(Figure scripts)
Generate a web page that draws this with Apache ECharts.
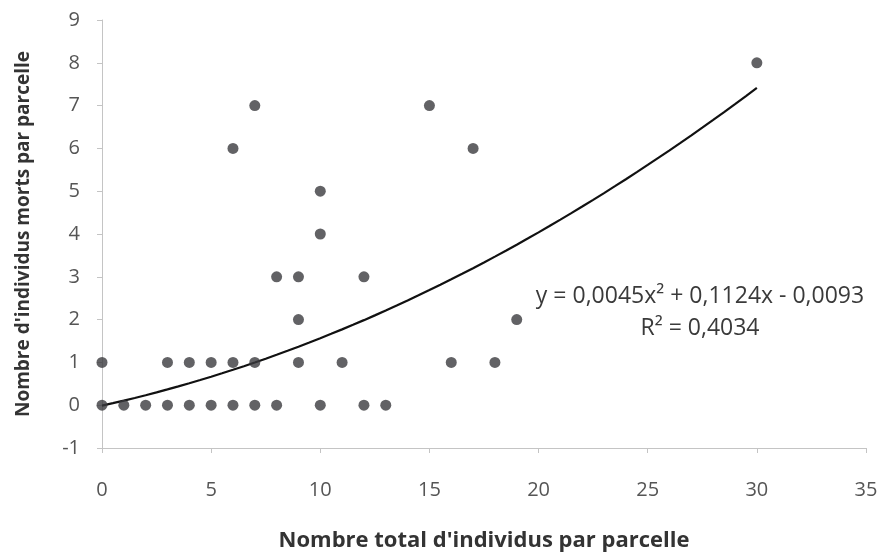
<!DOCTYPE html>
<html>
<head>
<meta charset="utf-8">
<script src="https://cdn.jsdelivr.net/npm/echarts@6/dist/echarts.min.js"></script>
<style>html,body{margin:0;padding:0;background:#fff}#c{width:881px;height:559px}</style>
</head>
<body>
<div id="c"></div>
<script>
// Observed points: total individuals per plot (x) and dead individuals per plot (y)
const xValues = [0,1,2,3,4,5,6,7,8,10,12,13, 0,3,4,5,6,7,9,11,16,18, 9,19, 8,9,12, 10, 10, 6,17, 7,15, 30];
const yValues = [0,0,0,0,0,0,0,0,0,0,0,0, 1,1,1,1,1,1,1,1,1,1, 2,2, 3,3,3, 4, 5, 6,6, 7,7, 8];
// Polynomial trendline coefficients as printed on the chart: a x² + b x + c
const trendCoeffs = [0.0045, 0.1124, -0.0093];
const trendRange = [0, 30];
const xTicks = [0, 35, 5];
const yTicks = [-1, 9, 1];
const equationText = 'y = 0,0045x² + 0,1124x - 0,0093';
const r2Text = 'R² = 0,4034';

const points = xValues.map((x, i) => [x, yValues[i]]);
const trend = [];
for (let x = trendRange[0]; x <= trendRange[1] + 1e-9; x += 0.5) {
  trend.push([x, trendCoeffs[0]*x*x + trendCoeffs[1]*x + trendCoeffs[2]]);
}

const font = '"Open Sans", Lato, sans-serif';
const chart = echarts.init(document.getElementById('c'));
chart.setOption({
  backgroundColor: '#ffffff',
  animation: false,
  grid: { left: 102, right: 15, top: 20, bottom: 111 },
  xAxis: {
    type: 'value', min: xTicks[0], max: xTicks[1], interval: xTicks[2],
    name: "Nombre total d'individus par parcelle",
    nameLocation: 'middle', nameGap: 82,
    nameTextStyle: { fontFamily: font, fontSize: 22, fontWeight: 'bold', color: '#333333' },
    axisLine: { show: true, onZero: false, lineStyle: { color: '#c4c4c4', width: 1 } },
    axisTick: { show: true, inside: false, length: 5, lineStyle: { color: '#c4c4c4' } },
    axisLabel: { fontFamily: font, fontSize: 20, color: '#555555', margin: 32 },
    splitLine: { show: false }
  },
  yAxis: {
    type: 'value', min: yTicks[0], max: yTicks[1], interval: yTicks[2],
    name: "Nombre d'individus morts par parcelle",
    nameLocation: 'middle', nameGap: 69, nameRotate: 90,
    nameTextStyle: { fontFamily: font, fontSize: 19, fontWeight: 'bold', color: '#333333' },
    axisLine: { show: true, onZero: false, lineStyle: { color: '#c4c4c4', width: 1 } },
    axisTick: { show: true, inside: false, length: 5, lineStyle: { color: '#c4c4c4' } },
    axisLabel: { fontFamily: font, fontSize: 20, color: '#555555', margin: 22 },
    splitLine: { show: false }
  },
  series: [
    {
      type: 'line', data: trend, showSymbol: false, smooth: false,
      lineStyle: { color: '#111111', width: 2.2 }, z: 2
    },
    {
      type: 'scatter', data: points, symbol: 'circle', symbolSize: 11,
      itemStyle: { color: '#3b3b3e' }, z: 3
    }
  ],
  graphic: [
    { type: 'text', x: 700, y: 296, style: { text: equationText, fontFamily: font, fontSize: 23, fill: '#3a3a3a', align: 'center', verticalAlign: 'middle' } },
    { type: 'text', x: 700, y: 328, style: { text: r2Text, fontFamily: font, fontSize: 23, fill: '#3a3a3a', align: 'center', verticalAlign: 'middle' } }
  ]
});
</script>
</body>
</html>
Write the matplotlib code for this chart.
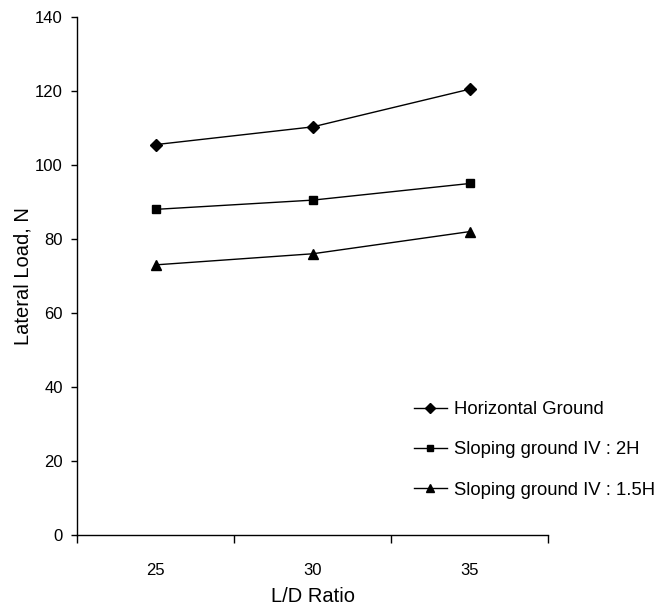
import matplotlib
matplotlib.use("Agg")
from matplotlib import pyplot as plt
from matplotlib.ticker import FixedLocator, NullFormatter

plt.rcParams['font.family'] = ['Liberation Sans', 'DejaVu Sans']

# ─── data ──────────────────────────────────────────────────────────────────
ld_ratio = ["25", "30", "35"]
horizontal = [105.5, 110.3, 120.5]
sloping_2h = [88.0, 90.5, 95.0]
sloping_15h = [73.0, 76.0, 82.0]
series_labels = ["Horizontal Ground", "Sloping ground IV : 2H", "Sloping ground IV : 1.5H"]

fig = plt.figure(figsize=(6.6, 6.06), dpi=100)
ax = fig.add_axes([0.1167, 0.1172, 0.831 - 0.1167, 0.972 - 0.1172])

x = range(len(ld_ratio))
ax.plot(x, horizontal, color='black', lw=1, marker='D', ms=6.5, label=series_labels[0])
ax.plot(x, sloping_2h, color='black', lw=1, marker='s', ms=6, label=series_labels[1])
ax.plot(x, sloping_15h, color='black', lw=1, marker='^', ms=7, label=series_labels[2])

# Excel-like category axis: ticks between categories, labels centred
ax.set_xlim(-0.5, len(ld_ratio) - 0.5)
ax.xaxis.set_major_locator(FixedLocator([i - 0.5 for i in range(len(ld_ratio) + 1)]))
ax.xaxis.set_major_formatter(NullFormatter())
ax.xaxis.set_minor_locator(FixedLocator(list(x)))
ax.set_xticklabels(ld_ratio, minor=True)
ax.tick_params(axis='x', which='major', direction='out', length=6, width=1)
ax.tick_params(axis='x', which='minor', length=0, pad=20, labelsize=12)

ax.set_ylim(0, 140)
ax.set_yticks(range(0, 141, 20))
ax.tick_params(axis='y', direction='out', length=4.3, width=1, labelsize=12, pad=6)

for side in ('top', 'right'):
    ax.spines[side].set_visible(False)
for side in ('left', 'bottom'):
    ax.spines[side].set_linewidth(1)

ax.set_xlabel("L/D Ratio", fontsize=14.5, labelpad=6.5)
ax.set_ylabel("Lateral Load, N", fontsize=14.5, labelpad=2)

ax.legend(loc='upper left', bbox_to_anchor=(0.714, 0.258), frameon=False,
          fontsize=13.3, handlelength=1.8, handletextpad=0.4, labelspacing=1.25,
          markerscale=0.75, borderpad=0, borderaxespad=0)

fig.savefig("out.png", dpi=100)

#### Task to complete:
Leave out the pictures and repeat the lines from the start of the material through the line with "const r2Text = 'R² = 0,4034';", inclusive.

#### Written answer:
Generate a web page that draws this with Apache ECharts.
<!DOCTYPE html>
<html>
<head>
<meta charset="utf-8">
<script src="https://cdn.jsdelivr.net/npm/echarts@6/dist/echarts.min.js"></script>
<style>html,body{margin:0;padding:0;background:#fff}#c{width:881px;height:559px}</style>
</head>
<body>
<div id="c"></div>
<script>
// Observed points: total individuals per plot (x) and dead individuals per plot (y)
const xValues = [0,1,2,3,4,5,6,7,8,10,12,13, 0,3,4,5,6,7,9,11,16,18, 9,19, 8,9,12, 10, 10, 6,17, 7,15, 30];
const yValues = [0,0,0,0,0,0,0,0,0,0,0,0, 1,1,1,1,1,1,1,1,1,1, 2,2, 3,3,3, 4, 5, 6,6, 7,7, 8];
// Polynomial trendline coefficients as printed on the chart: a x² + b x + c
const trendCoeffs = [0.0045, 0.1124, -0.0093];
const trendRange = [0, 30];
const xTicks = [0, 35, 5];
const yTicks = [-1, 9, 1];
const equationText = 'y = 0,0045x² + 0,1124x - 0,0093';
const r2Text = 'R² = 0,4034';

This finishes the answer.